[Rows from a dataset of charts and code]
━━━━━━━━━━

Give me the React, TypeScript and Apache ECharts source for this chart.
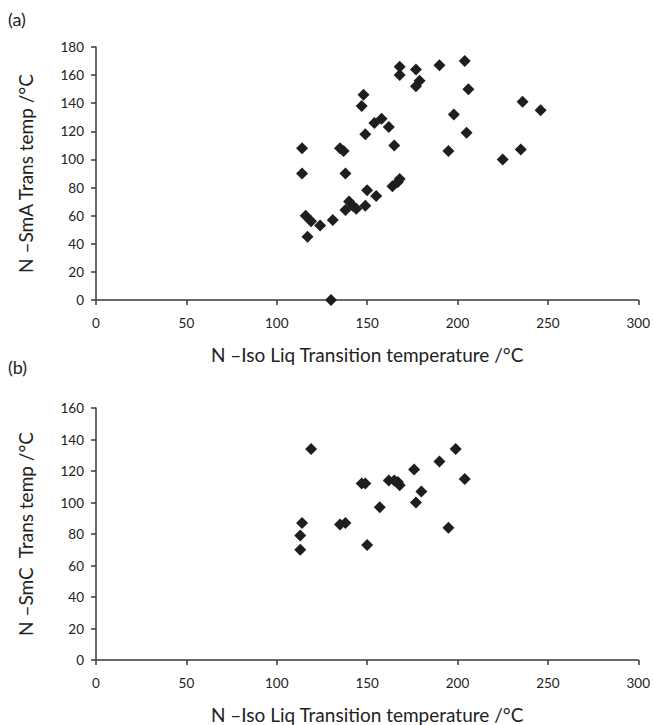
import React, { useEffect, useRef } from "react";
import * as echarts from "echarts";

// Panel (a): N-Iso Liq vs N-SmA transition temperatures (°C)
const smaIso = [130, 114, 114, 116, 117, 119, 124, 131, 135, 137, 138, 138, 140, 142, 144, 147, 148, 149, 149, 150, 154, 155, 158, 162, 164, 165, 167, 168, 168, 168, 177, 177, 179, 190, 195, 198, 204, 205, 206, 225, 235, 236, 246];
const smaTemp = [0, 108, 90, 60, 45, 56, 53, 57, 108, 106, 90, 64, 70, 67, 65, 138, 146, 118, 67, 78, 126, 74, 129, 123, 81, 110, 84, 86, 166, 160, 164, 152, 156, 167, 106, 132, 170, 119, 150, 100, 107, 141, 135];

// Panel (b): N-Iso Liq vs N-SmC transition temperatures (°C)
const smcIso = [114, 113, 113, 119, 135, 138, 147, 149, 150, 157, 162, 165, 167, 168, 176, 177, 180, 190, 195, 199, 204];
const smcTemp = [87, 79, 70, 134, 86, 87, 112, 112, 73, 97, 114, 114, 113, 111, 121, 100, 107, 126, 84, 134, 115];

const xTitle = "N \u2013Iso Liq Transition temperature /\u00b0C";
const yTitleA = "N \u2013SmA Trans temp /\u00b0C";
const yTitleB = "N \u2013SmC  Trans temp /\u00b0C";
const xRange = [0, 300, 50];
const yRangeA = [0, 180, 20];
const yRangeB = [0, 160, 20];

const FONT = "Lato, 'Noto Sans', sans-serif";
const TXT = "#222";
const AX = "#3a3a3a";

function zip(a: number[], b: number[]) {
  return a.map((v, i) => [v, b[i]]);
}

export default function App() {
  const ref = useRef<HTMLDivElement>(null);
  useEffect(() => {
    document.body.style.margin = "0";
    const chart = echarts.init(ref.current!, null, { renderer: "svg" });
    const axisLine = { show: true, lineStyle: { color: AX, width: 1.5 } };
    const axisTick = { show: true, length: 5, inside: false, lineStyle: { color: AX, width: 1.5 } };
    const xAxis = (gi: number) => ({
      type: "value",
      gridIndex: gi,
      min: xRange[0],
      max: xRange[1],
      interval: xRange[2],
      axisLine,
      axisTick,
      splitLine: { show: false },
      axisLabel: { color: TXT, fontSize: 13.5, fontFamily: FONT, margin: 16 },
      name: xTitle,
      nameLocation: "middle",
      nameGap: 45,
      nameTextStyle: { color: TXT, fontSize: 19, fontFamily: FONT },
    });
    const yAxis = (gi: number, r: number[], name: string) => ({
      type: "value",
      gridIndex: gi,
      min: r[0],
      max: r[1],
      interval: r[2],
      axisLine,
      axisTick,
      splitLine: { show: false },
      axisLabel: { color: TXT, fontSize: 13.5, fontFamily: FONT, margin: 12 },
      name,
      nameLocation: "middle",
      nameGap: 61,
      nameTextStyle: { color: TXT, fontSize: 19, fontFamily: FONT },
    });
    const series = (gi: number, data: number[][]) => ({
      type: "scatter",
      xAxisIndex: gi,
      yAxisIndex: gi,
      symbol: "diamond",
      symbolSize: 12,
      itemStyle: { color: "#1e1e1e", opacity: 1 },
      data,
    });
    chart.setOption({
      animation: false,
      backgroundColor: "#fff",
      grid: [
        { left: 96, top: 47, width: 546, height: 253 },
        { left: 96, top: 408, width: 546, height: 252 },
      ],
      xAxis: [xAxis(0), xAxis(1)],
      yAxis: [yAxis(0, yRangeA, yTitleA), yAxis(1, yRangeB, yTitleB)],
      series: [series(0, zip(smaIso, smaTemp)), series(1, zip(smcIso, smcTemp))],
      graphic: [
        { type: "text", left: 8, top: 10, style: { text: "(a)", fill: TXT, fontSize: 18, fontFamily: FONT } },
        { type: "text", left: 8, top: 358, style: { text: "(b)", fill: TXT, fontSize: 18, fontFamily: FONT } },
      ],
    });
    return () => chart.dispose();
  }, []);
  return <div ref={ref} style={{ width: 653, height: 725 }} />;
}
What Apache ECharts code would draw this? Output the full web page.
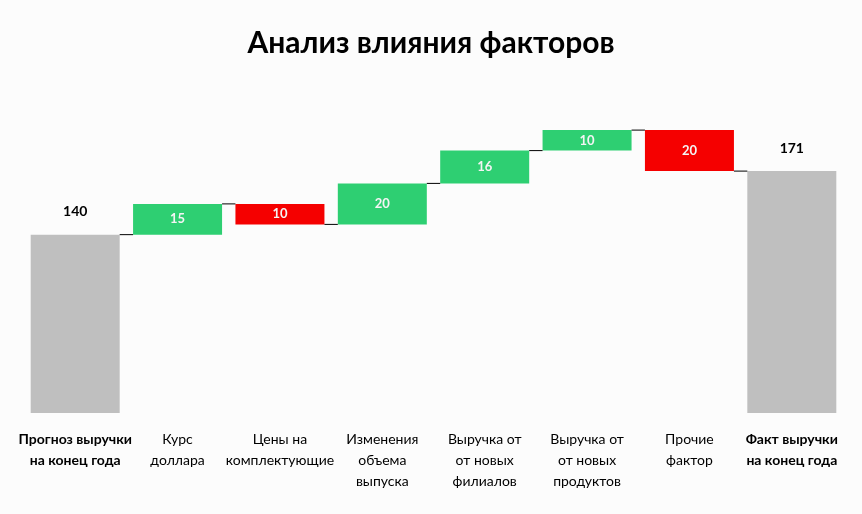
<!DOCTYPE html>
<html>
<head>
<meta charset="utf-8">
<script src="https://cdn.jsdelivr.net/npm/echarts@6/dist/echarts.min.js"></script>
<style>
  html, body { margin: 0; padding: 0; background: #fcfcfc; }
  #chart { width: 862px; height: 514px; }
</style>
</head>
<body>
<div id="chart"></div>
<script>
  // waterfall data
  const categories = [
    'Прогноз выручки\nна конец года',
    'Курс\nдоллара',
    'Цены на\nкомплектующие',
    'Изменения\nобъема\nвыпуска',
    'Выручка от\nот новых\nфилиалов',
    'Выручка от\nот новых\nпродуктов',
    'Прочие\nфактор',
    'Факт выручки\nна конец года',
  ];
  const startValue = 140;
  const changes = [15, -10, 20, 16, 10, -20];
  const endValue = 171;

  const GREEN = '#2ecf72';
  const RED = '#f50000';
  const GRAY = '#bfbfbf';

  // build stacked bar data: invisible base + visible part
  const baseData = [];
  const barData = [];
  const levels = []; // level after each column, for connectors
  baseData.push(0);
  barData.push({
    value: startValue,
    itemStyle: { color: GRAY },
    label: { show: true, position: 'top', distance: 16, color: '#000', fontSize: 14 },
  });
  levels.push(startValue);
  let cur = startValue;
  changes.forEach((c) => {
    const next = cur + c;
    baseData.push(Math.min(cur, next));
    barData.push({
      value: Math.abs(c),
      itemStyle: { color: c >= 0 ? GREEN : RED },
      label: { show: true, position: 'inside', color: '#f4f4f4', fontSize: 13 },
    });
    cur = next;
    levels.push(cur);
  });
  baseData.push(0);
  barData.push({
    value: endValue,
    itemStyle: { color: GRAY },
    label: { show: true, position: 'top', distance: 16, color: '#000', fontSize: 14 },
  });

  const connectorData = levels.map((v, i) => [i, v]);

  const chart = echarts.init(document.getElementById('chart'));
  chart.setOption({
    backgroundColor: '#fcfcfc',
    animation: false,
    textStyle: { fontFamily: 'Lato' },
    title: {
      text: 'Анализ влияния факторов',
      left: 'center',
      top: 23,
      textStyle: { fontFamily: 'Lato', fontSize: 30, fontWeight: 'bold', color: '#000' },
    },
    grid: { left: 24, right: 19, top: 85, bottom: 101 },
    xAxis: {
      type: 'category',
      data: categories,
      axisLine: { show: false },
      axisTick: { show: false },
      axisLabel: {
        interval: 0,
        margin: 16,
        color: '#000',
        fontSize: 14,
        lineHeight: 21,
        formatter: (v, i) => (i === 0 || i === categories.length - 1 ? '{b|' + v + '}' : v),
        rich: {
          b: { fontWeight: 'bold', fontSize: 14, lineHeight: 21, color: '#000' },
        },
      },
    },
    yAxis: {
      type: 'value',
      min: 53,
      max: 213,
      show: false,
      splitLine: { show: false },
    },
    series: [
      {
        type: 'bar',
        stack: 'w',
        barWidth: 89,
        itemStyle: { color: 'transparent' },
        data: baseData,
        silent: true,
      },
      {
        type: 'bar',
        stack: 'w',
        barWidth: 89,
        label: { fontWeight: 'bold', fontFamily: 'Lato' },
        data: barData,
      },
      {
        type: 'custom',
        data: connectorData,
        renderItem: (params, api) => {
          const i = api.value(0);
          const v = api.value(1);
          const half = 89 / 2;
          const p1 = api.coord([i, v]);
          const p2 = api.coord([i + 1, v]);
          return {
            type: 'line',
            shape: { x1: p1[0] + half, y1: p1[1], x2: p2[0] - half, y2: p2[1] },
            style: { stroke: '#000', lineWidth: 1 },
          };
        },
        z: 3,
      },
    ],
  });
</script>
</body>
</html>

━━━━━━━━━━

**Required task:** Word for word, give again the lines from the first entry to the line with "84, 134, 115];", inclusive. Exclude the pictures.

**Full answer:**
Give me the React, TypeScript and Apache ECharts source for this chart.
import React, { useEffect, useRef } from "react";
import * as echarts from "echarts";

// Panel (a): N-Iso Liq vs N-SmA transition temperatures (°C)
const smaIso = [130, 114, 114, 116, 117, 119, 124, 131, 135, 137, 138, 138, 140, 142, 144, 147, 148, 149, 149, 150, 154, 155, 158, 162, 164, 165, 167, 168, 168, 168, 177, 177, 179, 190, 195, 198, 204, 205, 206, 225, 235, 236, 246];
const smaTemp = [0, 108, 90, 60, 45, 56, 53, 57, 108, 106, 90, 64, 70, 67, 65, 138, 146, 118, 67, 78, 126, 74, 129, 123, 81, 110, 84, 86, 166, 160, 164, 152, 156, 167, 106, 132, 170, 119, 150, 100, 107, 141, 135];

// Panel (b): N-Iso Liq vs N-SmC transition temperatures (°C)
const smcIso = [114, 113, 113, 119, 135, 138, 147, 149, 150, 157, 162, 165, 167, 168, 176, 177, 180, 190, 195, 199, 204];
const smcTemp = [87, 79, 70, 134, 86, 87, 112, 112, 73, 97, 114, 114, 113, 111, 121, 100, 107, 126, 84, 134, 115];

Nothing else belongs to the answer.